Questo perché gli eventuali consorzi di Comuni con confini diversi dalle attuale Province, senza un accordo preventivo con lo Stato, provocherebbero una grande confusione amministrativa e predisporrebbero tale riforma a un’impugnativa che non suonerebbe come un’offesa all’Autonomia, ma sarebbe la diretta conseguenza di un modo confuso di legiferare. Per non parlare di tutti gli aspetti legati alla rappresentanza, cioè all’elezione dei vertici degli stessi Consorzi di Comuni.

Anche le città metropolitane, in questo delicato momento, non ci sembrano una grande intuizione politica e amministrativa. Le città metropolitane sono state immaginate dal legislatore nazionale per fornire servizi aggiuntivi alle popolazione e non per sostituire servizi che, in alcuni casi – almeno per come si sta configurando questa ‘riforma’ in Sicilia – verrebbero soppressi!

Pensare che oltre 50 Comuni che si trovano attorno a Palermo, a Catania e a Messina debbano sparire per salvare i bilanci dei Comuni di Palermo, Catania e Messina è una follia. Questa non sarebbe l’istituzione delle tre città metropolitane, ma una tripla truffa metropolitana.

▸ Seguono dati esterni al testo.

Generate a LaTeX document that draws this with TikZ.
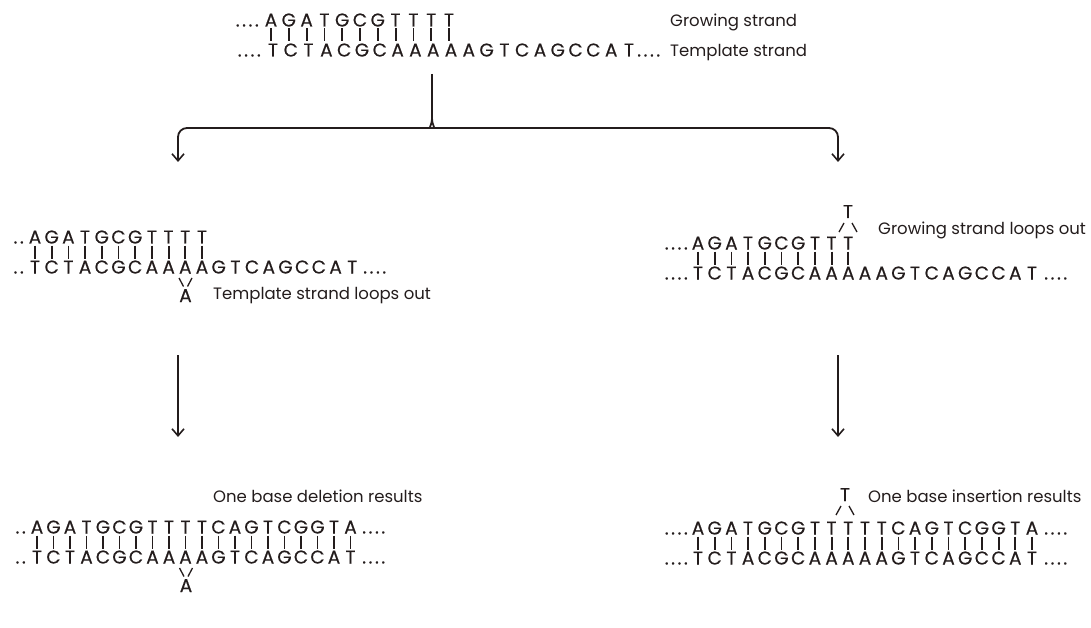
\documentclass[tikz,border=0pt]{standalone}
\usepackage{fontspec}
\setmainfont{Poppins}
\newfontfamily\seqfont{Poppins}[FakeBold=0.35]
\usetikzlibrary{arrows.meta}
\definecolor{ink}{HTML}{231C1C}
\tikzset{
  base/.style={font=\seqfont\fontsize{18.5}{18.5}\selectfont, text=ink, inner sep=0pt, anchor=base},
  dotsL/.style={base, anchor=base east},
  dotsR/.style={base, anchor=base west},
  lbl/.style={font=\fontsize{16.5}{16.5}\selectfont, text=ink, inner sep=0pt, anchor=base west},
  pairbar/.style={draw=ink, line width=1.8pt},
  stroke/.style={draw=ink, line width=1.8pt},
  conn/.style={draw=ink, line width=1.8pt, -{Straight Barb[length=7pt,width=12pt,line width=1.6pt]}},
  loopline/.style={draw=ink, line width=1.3pt},
}
\newcommand\seqline[5]{% name, x0, baseline, pitch, letters
  \foreach \c [count=\i from 0] in {#5}{\node[base] (#1-\i) at ({#2+\i*#4},#3) {\c};}}
\newcommand\barline[4]{% x0, ycenter, pitch, n
  \foreach \i in {1,...,#4}{\draw[pairbar] ({#1+(\i-1)*#3},{#2-6.5}) -- ({#1+(\i-1)*#3},{#2+6.5});}}
\newcommand\fourdots{.\hspace{2.5pt}.\hspace{2.5pt}.\hspace{2.5pt}.}
\newcommand\twodots{.\hspace{2.5pt}.}
\begin{document}
\begin{tikzpicture}[x=1pt,y=-1pt]
\useasboundingbox (0,0) rectangle (1091,628);
% ---------- top ----------
\node[dotsL] (t1d) at (259,26.5) {\fourdots};
\seqline{t1}{271}{26.5}{17.8}{A,G,A,T,G,C,G,T,T,T,T}
\barline{271}{35}{17.8}{11}
\node[dotsL] (t3d) at (261,56.5) {\fourdots};
\seqline{t3}{273}{56.5}{17.8}{T,C,T,A,C,G,C,A,A,A,A,A,G,T,C,A,G,C,C,A,T}
\node[dotsR] (t3e) at (637,56.5) {\fourdots};
\node[lbl] (growlbl) at (670,27) {Growing strand};
\node[lbl] (tmpllbl) at (670,57) {Template strand};
% ---------- bracket ----------
\coordinate (stemtop) at (432,74);
\coordinate (stemjoin) at (432,118);
\coordinate (ltip) at (178,162);
\coordinate (rtip) at (838,162);
\draw[stroke] (stemtop) -- (stemjoin);
\draw[conn, rounded corners=9pt] (stemjoin) .. controls (432,126) and (428,128) .. (422,128) -- (178,128) -- (ltip);
\draw[conn, rounded corners=9pt] (stemjoin) .. controls (432,126) and (436,128) .. (442,128) -- (838,128) -- (rtip);
% ---------- left middle ----------
\node[dotsL] (l1d) at (24,243.5) {\twodots};
\seqline{l1}{35}{243.5}{16.7}{A,G,A,T,G,C,G,T,T,T,T}
\barline{35}{252}{16.7}{11}
\node[dotsL] (l3d) at (24,273.5) {\twodots};
\seqline{l3}{35}{273.5}{16.7}{T,C,T,A,C,G,C,A,A,A,A,G,T,C,A,G,C,C,A,T}
\node[dotsR] (l3e) at (363,273.5) {\fourdots};
\draw[loopline] (179,278) -- (183.5,286.5);
\draw[loopline] (192,278) -- (187.5,286.5);
\node[base] (lloop) at (185.5,302) {A};
\node[lbl] (tlooplbl) at (213,299) {Template strand loops out};
% ---------- right middle ----------
\node[base] (rloop) at (848,218) {T};
\draw[loopline] (839,232) -- (844,223);
\draw[loopline] (852,223) -- (857,232);
\node[lbl] (glooplbl) at (878,234) {Growing strand loops out};
\node[dotsL] (r1d) at (688,249.5) {\fourdots};
\seqline{r1}{698}{249.5}{16.7}{A,G,A,T,G,C,G,T,T,T}
\barline{698}{258}{16.7}{10}
\node[dotsL] (r3d) at (688,279.5) {\fourdots};
\seqline{r3}{698}{279.5}{16.7}{T,C,T,A,C,G,C,A,A,A,A,A,G,T,C,A,G,C,C,A,T}
\node[dotsR] (r3e) at (1044,279.5) {\fourdots};
% ---------- vertical arrows ----------
\coordinate (lvtop) at (178,355);
\coordinate (lvtip) at (178,437);
\coordinate (rvtop) at (838,355);
\coordinate (rvtip) at (838,437);
\draw[conn] (lvtop) -- (lvtip);
\draw[conn] (rvtop) -- (rvtip);
% ---------- lower left ----------
\node[lbl] (dellbl) at (213,502) {One base deletion results};
\node[dotsL] (d1d) at (26,533.5) {\twodots};
\seqline{d1}{37}{533.5}{16.5}{A,G,A,T,G,C,G,T,T,T,T,C,A,G,T,C,G,G,T,A}
\node[dotsR] (d1e) at (362,533.5) {\fourdots};
\barline{37}{542}{16.5}{20}
\node[dotsL] (d3d) at (26,563.5) {\twodots};
\seqline{d3}{37}{563.5}{16.5}{T,C,T,A,C,G,C,A,A,A,A,G,T,C,A,G,C,C,A,T}
\node[dotsR] (d3e) at (362,563.5) {\fourdots};
\draw[loopline] (179.5,568) -- (184,576.5);
\draw[loopline] (192.5,568) -- (188,576.5);
\node[base] (dloop) at (186,592) {A};
% ---------- lower right ----------
\node[base] (iloop) at (845,501) {T};
\draw[loopline] (836,515) -- (841,506);
\draw[loopline] (849,506) -- (854,515);
\node[lbl] (inslbl) at (868,502) {One base insertion results};
\node[dotsL] (i1d) at (688,534.5) {\fourdots};
\seqline{i1}{698}{534.5}{16.7}{A,G,A,T,G,C,G,T,T,T,T,T,C,A,G,T,C,G,G,T,A}
\node[dotsR] (i1e) at (1044,534.5) {\fourdots};
\barline{698}{543}{16.7}{21}
\node[dotsL] (i3d) at (688,564.5) {\fourdots};
\seqline{i3}{698}{564.5}{16.7}{T,C,T,A,C,G,C,A,A,A,A,A,G,T,C,A,G,C,C,A,T}
\node[dotsR] (i3e) at (1044,564.5) {\fourdots};
\end{tikzpicture}
\end{document}
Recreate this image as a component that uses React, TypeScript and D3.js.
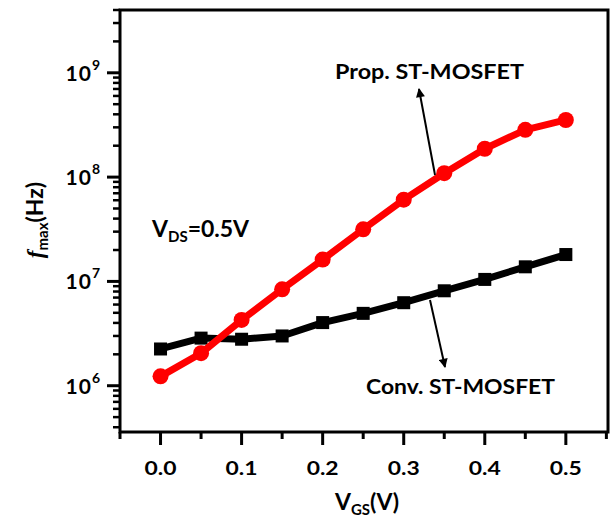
import React from 'react'
import * as d3 from 'd3'

const vgs = [0, 0.05, 0.1, 0.15, 0.2, 0.25, 0.3, 0.35, 0.4, 0.45, 0.5]
const propFmax = [1.23e6, 2.05e6, 4.27e6, 8.4e6, 1.62e7, 3.16e7, 6.08e7, 1.09e8, 1.87e8, 2.84e8, 3.53e8]
const convFmax = [2.25e6, 2.86e6, 2.79e6, 3.0e6, 4.03e6, 4.94e6, 6.25e6, 8.13e6, 1.045e7, 1.38e7, 1.81e7]
const xTicks = [0, 0.1, 0.2, 0.3, 0.4, 0.5]
const xMinor = [-0.05, 0.05, 0.15, 0.25, 0.35, 0.45, 0.55]
const yDecades = [6, 7, 8, 9]

const W = 613
const H = 517
const margin = { top: 10, right: 5, bottom: 85, left: 120 }
const font = 'Lato, "Open Sans", sans-serif'

const App = () => {
  const x = d3.scaleLinear().domain([-0.05, 0.552]).range([margin.left, W - margin.right])
  const y = d3.scaleLog().domain([3.6e5, 4e9]).range([H - margin.bottom, margin.top])

  const yMinor: number[] = []
  for (let e = 5; e <= 9; e++) {
    for (let m = 2; m <= 9; m++) {
      const v = m * Math.pow(10, e)
      if (v >= 3.6e5 && v <= 4e9) yMinor.push(v)
    }
  }

  const line = d3.line<number>()
    .x((d, i) => x(vgs[i]))
    .y((d) => y(d))

  const x0 = margin.left
  const x1 = W - margin.right
  const y0 = H - margin.bottom
  const y1 = margin.top

  return (
    <svg width={W} height={H} style={{ position: 'absolute', left: 0, top: 0 }} fontFamily={font} fontWeight="bold">
      <defs>
        <marker id="ah" viewBox="0 0 10 10" refX="9" refY="5" markerWidth="6" markerHeight="4.5" markerUnits="strokeWidth" orient="auto">
          <path d="M0,0 L10,5 L0,10 z" fill="#000" />
        </marker>
      </defs>
      <rect x={0} y={0} width={W} height={H} fill="#fff" />

      {/* data */}
      <path d={line(convFmax) || ''} fill="none" stroke="#000" strokeWidth={7} strokeLinejoin="round" />
      {convFmax.map((d, i) => (
        <rect key={'c' + i} x={x(vgs[i]) - 6.5} y={y(d) - 6.5} width={13} height={13} fill="#000" />
      ))}
      <path d={line(propFmax) || ''} fill="none" stroke="#ff0000" strokeWidth={7} strokeLinejoin="round" />
      {propFmax.map((d, i) => (
        <circle key={'p' + i} cx={x(vgs[i])} cy={y(d)} r={8} fill="#ff0000" />
      ))}

      {/* frame */}
      <rect x={x0} y={y1} width={x1 - x0} height={y0 - y1} fill="none" stroke="#000" strokeWidth={3} />

      {/* x ticks */}
      {xTicks.map((t) => (
        <g key={'xt' + t}>
          <line x1={x(t)} x2={x(t)} y1={y0} y2={y0 + 13} stroke="#000" strokeWidth={3} />
          <text x={x(t)} y={y0 + 43} textAnchor="middle" fontSize={18} textLength={32} lengthAdjust="spacingAndGlyphs">{t.toFixed(1)}</text>
        </g>
      ))}
      {xMinor.map((t) => (
        <line key={'xm' + t} x1={x(t)} x2={x(t)} y1={y0} y2={y0 + 7} stroke="#000" strokeWidth={3} />
      ))}

      {/* y ticks */}
      {yDecades.map((e) => (
        <g key={'yt' + e}>
          <line x1={x0 - 13} x2={x0} y1={y(Math.pow(10, e))} y2={y(Math.pow(10, e))} stroke="#000" strokeWidth={3} />
          <text x={x0 - 20} y={y(Math.pow(10, e)) + 8} textAnchor="end" fontSize={21}>
            <tspan letterSpacing={1}>10</tspan><tspan dy={-11} fontSize={14}>{e}</tspan>
          </text>
        </g>
      ))}
      {yMinor.map((v) => (
        <line key={'ym' + v} x1={x0 - 7} x2={x0} y1={y(v)} y2={y(v)} stroke="#000" strokeWidth={2.5} />
      ))}

      {/* axis titles */}
      <text x={367} y={510} textAnchor="middle" fontSize={23}>
        V<tspan dy={5} fontSize={15}>GS</tspan><tspan dy={-5}>(V)</tspan>
      </text>
      <text transform="translate(43,220) rotate(-90)" textAnchor="middle" fontSize={23}>
        <tspan fontStyle="italic" fontFamily='"Liberation Serif", serif'>f</tspan>
        <tspan dy={5} fontSize={15}>max</tspan><tspan dy={-5}>(Hz)</tspan>
      </text>

      {/* annotations */}
      <text x={152} y={237} fontSize={23}>
        V<tspan dy={5} fontSize={15}>DS</tspan><tspan dy={-5}>=0.5V</tspan>
      </text>
      <text x={335} y={79} fontSize={21} textLength={189} lengthAdjust="spacingAndGlyphs">Prop. ST-MOSFET</text>
      <text x={366} y={394} fontSize={21} textLength={189} lengthAdjust="spacingAndGlyphs">Conv. ST-MOSFET</text>
      <line x1={435} y1={175} x2={419} y2={89} stroke="#000" strokeWidth={2} markerEnd="url(#ah)" />
      <line x1={430} y1={300} x2={445} y2={367} stroke="#000" strokeWidth={2} markerEnd="url(#ah)" />
    </svg>
  )
}

export default App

In conclusione, hanno ragione i vertici della Cisl: questa riforma va fermata. Tutta. Non c’è nulla di male a dire: ragazzi, abbiamo sbagliato. Troviamo una soluzione temporanea per le Province – soprattutto per pagare il personale – e occupiamoci di cose serie.

Intendendo, per cose serie, non il mutuo ‘ascaro’ da un miliardo di euro a carico dei siciliani sponsorizzato dall’assessore all’Economia, Luca Bianchi. Alla Sicilia, in questo momento, non servono nuovi debiti: servono risorse non per pagare le imprese del Nord Italia, ma per finanziare i settori dell’Amministrazione regionale rimasti a secco ed evitare che circa 70 Comuni rimangano senz’acqua.